Only the lines from the start of the data below through the line that contains "p.outline_line_color = None" are to be copied, exactly and without pictures.

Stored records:
---*---
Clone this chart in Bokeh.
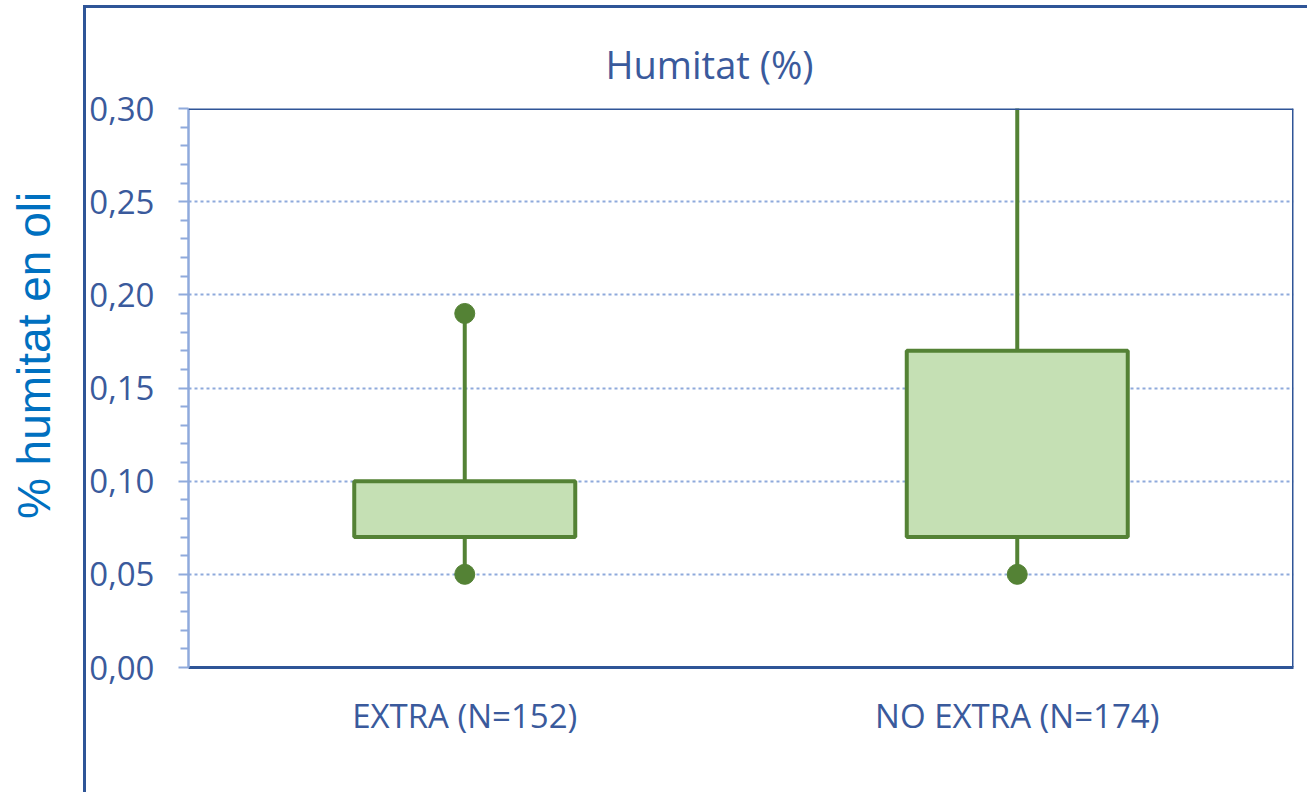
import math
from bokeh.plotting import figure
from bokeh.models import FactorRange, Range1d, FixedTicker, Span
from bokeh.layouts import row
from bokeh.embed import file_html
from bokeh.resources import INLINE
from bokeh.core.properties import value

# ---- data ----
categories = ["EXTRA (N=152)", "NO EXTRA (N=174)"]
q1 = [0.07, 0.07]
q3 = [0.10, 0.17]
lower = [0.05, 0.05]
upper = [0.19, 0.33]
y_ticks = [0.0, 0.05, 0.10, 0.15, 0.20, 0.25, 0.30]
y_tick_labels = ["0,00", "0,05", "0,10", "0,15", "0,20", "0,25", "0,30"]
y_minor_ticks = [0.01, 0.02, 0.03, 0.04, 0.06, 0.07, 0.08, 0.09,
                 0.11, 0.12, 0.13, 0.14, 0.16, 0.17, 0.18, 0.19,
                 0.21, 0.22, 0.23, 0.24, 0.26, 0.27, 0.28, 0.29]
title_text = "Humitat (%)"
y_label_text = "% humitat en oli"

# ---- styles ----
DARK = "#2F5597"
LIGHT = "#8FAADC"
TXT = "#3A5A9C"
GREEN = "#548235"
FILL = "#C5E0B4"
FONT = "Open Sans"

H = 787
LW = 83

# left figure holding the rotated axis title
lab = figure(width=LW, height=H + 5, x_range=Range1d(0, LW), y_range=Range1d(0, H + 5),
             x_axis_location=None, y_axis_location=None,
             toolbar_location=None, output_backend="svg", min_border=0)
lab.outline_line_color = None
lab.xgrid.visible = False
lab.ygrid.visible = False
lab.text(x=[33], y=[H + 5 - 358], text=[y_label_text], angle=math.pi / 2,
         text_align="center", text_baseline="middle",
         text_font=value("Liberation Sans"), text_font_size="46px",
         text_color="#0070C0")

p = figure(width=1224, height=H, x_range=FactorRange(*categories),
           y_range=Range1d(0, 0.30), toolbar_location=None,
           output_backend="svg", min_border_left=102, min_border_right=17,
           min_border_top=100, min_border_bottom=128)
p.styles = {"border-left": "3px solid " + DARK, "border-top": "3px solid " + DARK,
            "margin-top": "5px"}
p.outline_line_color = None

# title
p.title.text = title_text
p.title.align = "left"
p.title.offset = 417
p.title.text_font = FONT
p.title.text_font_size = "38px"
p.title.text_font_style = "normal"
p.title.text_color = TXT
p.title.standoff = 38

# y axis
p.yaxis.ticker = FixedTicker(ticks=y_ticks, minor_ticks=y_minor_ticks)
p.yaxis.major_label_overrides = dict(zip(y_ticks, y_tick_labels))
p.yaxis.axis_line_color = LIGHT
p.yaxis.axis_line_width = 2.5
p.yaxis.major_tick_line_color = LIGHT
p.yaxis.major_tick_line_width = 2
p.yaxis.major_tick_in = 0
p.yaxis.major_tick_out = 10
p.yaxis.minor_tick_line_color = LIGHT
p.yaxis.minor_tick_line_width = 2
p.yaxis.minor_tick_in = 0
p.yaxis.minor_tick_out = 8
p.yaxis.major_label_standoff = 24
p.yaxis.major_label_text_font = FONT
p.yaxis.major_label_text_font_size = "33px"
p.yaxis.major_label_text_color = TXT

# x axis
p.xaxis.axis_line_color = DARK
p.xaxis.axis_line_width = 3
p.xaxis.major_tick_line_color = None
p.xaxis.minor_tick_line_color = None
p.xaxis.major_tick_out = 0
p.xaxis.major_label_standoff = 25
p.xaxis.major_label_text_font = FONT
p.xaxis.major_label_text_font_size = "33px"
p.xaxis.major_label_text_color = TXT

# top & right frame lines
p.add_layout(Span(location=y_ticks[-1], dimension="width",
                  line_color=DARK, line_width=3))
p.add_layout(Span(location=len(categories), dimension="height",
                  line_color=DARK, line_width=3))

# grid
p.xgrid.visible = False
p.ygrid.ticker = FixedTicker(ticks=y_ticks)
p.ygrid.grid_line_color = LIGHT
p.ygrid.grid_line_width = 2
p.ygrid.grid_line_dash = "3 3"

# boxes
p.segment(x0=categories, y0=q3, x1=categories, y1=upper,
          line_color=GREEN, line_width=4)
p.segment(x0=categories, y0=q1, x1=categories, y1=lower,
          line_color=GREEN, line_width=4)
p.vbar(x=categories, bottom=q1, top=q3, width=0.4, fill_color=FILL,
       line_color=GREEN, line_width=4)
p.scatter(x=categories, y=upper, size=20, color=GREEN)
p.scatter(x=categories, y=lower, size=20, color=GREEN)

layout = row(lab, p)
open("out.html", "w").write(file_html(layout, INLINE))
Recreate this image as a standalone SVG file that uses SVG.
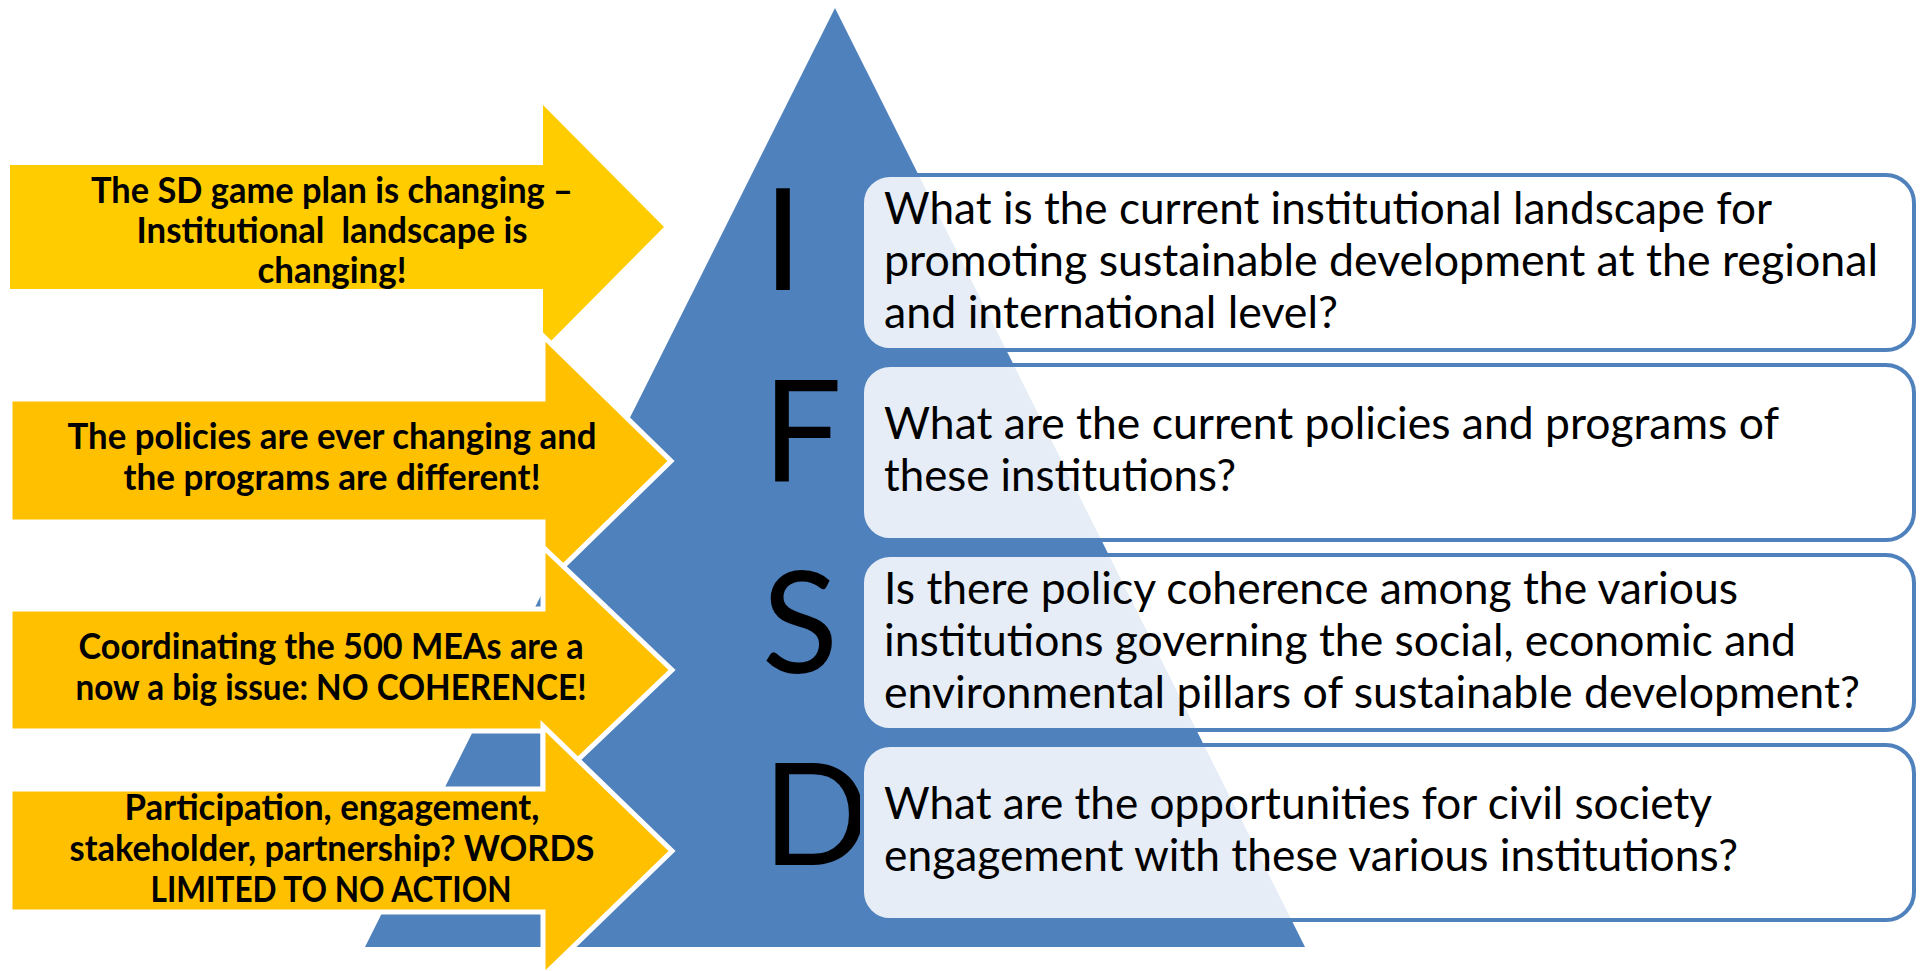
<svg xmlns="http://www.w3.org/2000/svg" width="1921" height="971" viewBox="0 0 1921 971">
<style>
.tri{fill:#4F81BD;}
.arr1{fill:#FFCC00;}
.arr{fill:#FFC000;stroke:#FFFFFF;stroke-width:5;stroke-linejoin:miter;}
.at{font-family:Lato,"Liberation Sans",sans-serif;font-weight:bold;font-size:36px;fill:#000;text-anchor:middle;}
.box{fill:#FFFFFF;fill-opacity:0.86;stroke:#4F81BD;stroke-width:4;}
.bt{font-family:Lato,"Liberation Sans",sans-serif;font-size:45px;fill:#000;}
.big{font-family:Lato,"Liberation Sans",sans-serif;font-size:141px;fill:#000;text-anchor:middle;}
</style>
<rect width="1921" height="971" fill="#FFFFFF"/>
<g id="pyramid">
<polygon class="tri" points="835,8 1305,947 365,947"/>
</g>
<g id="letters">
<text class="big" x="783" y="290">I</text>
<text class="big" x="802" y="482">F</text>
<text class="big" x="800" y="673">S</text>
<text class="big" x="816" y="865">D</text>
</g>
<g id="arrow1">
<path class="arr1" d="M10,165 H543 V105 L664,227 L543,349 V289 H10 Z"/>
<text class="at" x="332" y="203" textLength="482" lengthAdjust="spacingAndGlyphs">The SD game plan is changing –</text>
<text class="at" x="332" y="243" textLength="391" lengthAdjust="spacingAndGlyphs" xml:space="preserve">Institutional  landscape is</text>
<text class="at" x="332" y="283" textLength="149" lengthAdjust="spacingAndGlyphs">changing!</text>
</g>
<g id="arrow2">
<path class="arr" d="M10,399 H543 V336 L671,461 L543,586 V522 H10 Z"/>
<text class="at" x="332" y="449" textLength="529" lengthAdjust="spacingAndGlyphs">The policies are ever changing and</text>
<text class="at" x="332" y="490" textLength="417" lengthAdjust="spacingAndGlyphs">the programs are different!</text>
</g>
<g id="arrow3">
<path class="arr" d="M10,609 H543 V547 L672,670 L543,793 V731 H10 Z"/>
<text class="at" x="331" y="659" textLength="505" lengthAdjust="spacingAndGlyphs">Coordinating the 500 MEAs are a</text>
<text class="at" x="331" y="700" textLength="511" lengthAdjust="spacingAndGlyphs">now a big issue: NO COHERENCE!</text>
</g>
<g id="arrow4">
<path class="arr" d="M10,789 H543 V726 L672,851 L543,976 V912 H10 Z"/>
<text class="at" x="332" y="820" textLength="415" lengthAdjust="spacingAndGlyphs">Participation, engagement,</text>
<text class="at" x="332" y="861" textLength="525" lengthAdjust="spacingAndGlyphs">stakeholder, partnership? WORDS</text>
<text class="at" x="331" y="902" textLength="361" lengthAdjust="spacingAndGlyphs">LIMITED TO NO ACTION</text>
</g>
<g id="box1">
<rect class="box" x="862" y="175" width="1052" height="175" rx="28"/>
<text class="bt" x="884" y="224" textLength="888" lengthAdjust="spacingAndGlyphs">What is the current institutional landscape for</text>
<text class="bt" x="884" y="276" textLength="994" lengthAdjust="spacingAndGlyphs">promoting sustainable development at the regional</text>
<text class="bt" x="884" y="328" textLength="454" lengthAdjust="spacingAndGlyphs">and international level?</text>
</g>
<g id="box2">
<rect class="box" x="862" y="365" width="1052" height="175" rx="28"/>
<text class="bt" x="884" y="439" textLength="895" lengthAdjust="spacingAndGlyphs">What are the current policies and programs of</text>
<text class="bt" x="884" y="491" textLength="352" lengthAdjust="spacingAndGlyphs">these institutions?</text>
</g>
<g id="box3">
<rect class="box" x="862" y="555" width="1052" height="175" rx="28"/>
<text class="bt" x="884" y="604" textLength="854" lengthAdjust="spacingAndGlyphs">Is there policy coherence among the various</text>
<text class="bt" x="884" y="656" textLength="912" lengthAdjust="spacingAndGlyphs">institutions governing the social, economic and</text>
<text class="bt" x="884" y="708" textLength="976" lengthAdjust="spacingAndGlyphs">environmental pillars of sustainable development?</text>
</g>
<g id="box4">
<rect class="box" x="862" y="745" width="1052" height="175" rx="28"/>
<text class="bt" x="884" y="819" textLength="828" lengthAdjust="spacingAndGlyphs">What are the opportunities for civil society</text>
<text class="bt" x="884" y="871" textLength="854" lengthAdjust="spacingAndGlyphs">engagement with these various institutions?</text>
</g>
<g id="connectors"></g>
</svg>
---*---
Worked answer:
Clone this chart in Bokeh.
import math
from bokeh.plotting import figure
from bokeh.models import FactorRange, Range1d, FixedTicker, Span
from bokeh.layouts import row
from bokeh.embed import file_html
from bokeh.resources import INLINE
from bokeh.core.properties import value

# ---- data ----
categories = ["EXTRA (N=152)", "NO EXTRA (N=174)"]
q1 = [0.07, 0.07]
q3 = [0.10, 0.17]
lower = [0.05, 0.05]
upper = [0.19, 0.33]
y_ticks = [0.0, 0.05, 0.10, 0.15, 0.20, 0.25, 0.30]
y_tick_labels = ["0,00", "0,05", "0,10", "0,15", "0,20", "0,25", "0,30"]
y_minor_ticks = [0.01, 0.02, 0.03, 0.04, 0.06, 0.07, 0.08, 0.09,
                 0.11, 0.12, 0.13, 0.14, 0.16, 0.17, 0.18, 0.19,
                 0.21, 0.22, 0.23, 0.24, 0.26, 0.27, 0.28, 0.29]
title_text = "Humitat (%)"
y_label_text = "% humitat en oli"

# ---- styles ----
DARK = "#2F5597"
LIGHT = "#8FAADC"
TXT = "#3A5A9C"
GREEN = "#548235"
FILL = "#C5E0B4"
FONT = "Open Sans"

H = 787
LW = 83

# left figure holding the rotated axis title
lab = figure(width=LW, height=H + 5, x_range=Range1d(0, LW), y_range=Range1d(0, H + 5),
             x_axis_location=None, y_axis_location=None,
             toolbar_location=None, output_backend="svg", min_border=0)
lab.outline_line_color = None
lab.xgrid.visible = False
lab.ygrid.visible = False
lab.text(x=[33], y=[H + 5 - 358], text=[y_label_text], angle=math.pi / 2,
         text_align="center", text_baseline="middle",
         text_font=value("Liberation Sans"), text_font_size="46px",
         text_color="#0070C0")

p = figure(width=1224, height=H, x_range=FactorRange(*categories),
           y_range=Range1d(0, 0.30), toolbar_location=None,
           output_backend="svg", min_border_left=102, min_border_right=17,
           min_border_top=100, min_border_bottom=128)
p.styles = {"border-left": "3px solid " + DARK, "border-top": "3px solid " + DARK,
            "margin-top": "5px"}
p.outline_line_color = None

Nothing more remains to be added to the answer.